*Raw records*.
- - -

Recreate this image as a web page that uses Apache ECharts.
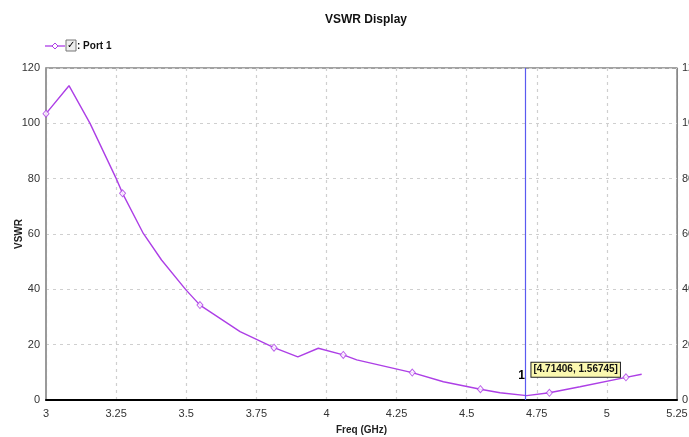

- - -

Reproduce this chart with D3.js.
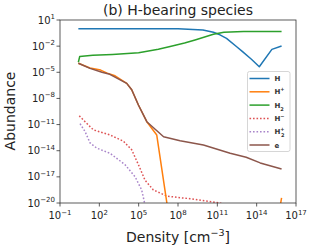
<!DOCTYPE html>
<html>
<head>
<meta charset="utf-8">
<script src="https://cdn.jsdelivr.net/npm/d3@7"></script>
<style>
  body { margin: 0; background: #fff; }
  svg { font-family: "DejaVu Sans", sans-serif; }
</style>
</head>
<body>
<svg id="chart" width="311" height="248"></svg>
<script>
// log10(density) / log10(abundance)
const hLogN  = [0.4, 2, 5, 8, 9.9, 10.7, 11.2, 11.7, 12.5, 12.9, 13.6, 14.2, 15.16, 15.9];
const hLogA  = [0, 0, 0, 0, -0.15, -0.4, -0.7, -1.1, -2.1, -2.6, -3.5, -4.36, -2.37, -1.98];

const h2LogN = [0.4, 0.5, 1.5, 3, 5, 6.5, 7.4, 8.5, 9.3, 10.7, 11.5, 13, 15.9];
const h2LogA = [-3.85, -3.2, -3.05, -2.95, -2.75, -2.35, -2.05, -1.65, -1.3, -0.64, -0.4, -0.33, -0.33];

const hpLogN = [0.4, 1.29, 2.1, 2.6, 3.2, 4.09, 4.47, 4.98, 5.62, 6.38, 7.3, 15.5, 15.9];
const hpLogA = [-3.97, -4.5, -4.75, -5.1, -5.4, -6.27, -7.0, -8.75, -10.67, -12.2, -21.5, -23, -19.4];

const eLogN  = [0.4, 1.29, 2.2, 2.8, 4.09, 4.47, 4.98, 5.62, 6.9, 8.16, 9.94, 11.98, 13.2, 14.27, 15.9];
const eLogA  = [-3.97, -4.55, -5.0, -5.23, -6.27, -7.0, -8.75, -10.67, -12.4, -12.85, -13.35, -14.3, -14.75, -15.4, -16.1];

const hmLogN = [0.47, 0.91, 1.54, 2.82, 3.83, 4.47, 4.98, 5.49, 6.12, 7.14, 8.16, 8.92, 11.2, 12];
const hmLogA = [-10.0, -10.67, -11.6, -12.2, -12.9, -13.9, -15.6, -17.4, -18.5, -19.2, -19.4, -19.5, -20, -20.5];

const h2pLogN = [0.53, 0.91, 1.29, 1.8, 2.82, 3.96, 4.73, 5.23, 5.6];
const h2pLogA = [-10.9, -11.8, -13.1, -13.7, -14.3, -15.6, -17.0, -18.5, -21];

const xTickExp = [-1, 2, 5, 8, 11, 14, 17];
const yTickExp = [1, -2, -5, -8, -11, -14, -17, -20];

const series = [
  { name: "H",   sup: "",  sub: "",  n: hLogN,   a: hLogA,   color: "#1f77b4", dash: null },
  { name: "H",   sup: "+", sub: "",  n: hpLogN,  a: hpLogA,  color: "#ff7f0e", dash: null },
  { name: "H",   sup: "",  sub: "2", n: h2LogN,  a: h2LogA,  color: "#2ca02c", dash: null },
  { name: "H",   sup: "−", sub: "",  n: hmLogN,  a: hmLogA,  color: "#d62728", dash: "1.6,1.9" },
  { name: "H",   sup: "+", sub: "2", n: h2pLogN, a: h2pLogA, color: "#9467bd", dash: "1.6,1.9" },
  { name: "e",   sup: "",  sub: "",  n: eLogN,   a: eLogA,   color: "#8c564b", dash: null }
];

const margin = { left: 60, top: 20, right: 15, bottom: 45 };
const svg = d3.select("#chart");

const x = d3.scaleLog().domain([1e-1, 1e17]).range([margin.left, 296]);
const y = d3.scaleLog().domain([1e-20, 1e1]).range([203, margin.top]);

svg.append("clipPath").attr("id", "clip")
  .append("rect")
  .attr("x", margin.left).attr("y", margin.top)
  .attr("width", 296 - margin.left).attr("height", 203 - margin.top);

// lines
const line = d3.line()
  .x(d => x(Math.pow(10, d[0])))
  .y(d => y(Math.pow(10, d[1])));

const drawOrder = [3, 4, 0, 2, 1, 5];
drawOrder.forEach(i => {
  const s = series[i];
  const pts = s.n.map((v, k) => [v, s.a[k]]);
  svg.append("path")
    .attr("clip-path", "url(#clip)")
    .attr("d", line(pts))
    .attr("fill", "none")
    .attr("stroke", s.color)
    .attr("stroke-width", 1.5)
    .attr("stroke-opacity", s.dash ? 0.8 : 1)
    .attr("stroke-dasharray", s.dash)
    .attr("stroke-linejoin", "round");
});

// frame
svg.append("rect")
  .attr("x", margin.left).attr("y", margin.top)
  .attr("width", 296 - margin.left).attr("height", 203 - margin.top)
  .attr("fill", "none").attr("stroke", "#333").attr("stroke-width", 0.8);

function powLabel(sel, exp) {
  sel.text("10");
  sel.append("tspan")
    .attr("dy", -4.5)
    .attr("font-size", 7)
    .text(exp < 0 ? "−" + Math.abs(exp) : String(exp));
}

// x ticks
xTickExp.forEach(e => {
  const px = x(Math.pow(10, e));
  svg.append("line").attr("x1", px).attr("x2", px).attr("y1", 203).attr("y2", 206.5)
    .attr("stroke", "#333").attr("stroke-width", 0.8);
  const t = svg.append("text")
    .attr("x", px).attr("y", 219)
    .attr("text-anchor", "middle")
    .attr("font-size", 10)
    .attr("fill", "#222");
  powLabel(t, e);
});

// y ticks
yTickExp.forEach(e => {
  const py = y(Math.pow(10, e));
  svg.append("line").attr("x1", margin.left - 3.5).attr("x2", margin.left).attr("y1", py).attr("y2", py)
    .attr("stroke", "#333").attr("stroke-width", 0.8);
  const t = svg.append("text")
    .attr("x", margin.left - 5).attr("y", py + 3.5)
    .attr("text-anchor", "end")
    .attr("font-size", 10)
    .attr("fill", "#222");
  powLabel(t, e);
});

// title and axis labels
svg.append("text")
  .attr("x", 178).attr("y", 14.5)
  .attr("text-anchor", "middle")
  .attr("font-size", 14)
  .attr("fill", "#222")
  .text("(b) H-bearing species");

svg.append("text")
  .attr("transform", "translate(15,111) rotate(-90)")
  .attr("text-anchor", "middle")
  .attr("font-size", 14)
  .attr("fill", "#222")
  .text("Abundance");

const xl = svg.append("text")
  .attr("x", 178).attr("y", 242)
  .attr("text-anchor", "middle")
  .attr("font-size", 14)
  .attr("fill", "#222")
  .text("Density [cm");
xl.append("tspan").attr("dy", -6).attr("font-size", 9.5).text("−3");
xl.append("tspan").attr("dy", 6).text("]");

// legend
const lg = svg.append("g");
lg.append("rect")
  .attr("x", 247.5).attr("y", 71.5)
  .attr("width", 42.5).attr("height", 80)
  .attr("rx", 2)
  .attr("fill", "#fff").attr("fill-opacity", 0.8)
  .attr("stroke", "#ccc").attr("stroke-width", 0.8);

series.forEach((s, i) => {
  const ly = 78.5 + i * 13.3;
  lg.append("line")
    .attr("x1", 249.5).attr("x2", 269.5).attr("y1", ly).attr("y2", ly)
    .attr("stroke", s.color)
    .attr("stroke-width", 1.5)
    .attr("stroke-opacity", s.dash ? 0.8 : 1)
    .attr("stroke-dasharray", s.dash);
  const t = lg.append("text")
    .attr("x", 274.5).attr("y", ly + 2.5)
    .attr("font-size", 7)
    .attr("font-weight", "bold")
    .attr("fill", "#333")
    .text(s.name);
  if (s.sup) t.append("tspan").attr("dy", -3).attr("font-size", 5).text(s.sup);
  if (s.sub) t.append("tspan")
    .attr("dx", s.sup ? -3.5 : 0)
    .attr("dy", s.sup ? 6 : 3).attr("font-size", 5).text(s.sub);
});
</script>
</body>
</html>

- - -

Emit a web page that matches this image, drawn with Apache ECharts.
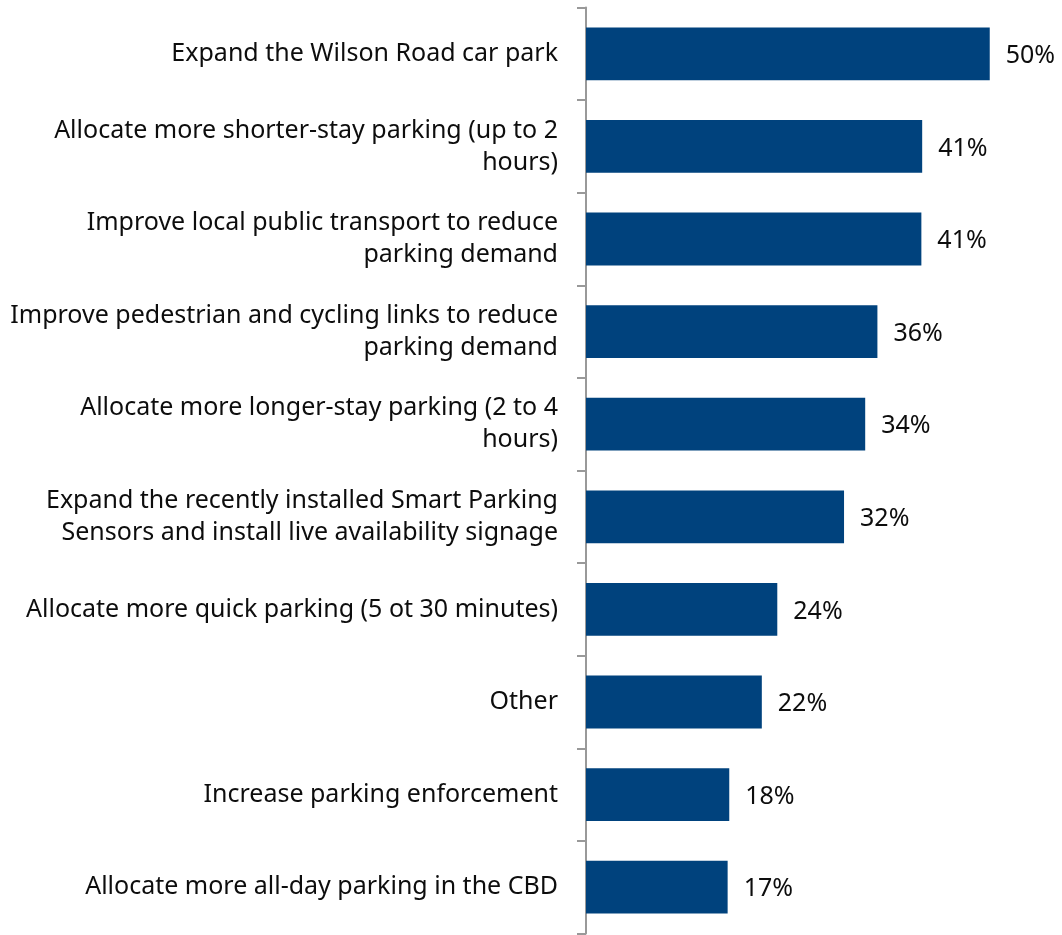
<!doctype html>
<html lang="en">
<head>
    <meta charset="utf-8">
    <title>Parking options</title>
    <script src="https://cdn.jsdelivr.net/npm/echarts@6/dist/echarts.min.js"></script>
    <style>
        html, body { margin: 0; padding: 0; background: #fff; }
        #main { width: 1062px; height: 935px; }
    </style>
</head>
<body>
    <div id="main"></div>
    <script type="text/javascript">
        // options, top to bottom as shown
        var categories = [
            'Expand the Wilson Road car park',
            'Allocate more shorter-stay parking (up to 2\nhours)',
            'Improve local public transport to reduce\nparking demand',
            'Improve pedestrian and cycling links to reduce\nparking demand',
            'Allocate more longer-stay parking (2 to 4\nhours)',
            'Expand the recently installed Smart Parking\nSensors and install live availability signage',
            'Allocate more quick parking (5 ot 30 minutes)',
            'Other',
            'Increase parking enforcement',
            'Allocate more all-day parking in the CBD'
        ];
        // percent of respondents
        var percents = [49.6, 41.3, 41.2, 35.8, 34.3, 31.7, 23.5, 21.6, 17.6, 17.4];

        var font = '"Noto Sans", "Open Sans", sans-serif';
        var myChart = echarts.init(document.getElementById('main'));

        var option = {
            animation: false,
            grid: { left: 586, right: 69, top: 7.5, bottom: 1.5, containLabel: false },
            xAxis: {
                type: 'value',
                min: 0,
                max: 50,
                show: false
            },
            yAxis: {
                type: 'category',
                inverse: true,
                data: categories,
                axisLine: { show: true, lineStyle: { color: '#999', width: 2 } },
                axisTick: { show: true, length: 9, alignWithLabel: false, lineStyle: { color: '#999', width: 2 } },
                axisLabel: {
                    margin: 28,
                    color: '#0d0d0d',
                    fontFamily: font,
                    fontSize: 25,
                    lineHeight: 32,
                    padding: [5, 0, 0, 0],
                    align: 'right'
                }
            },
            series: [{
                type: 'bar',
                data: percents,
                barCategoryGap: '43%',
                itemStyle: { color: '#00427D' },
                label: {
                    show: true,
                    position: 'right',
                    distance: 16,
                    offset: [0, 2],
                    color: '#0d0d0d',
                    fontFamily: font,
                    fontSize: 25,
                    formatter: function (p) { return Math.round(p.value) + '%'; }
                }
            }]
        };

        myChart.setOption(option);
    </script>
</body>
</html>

- - -

*Stated exercise*. Taking the entries above, extract every line from the one bearing "Reproduce this chart with D3.js." through the one bearing "-4.36, -2.37, -1.98];", exactly, with no pictures.

*Task output*.
Reproduce this chart with D3.js.
<!DOCTYPE html>
<html>
<head>
<meta charset="utf-8">
<script src="https://cdn.jsdelivr.net/npm/d3@7"></script>
<style>
  body { margin: 0; background: #fff; }
  svg { font-family: "DejaVu Sans", sans-serif; }
</style>
</head>
<body>
<svg id="chart" width="311" height="248"></svg>
<script>
// log10(density) / log10(abundance)
const hLogN  = [0.4, 2, 5, 8, 9.9, 10.7, 11.2, 11.7, 12.5, 12.9, 13.6, 14.2, 15.16, 15.9];
const hLogA  = [0, 0, 0, 0, -0.15, -0.4, -0.7, -1.1, -2.1, -2.6, -3.5, -4.36, -2.37, -1.98];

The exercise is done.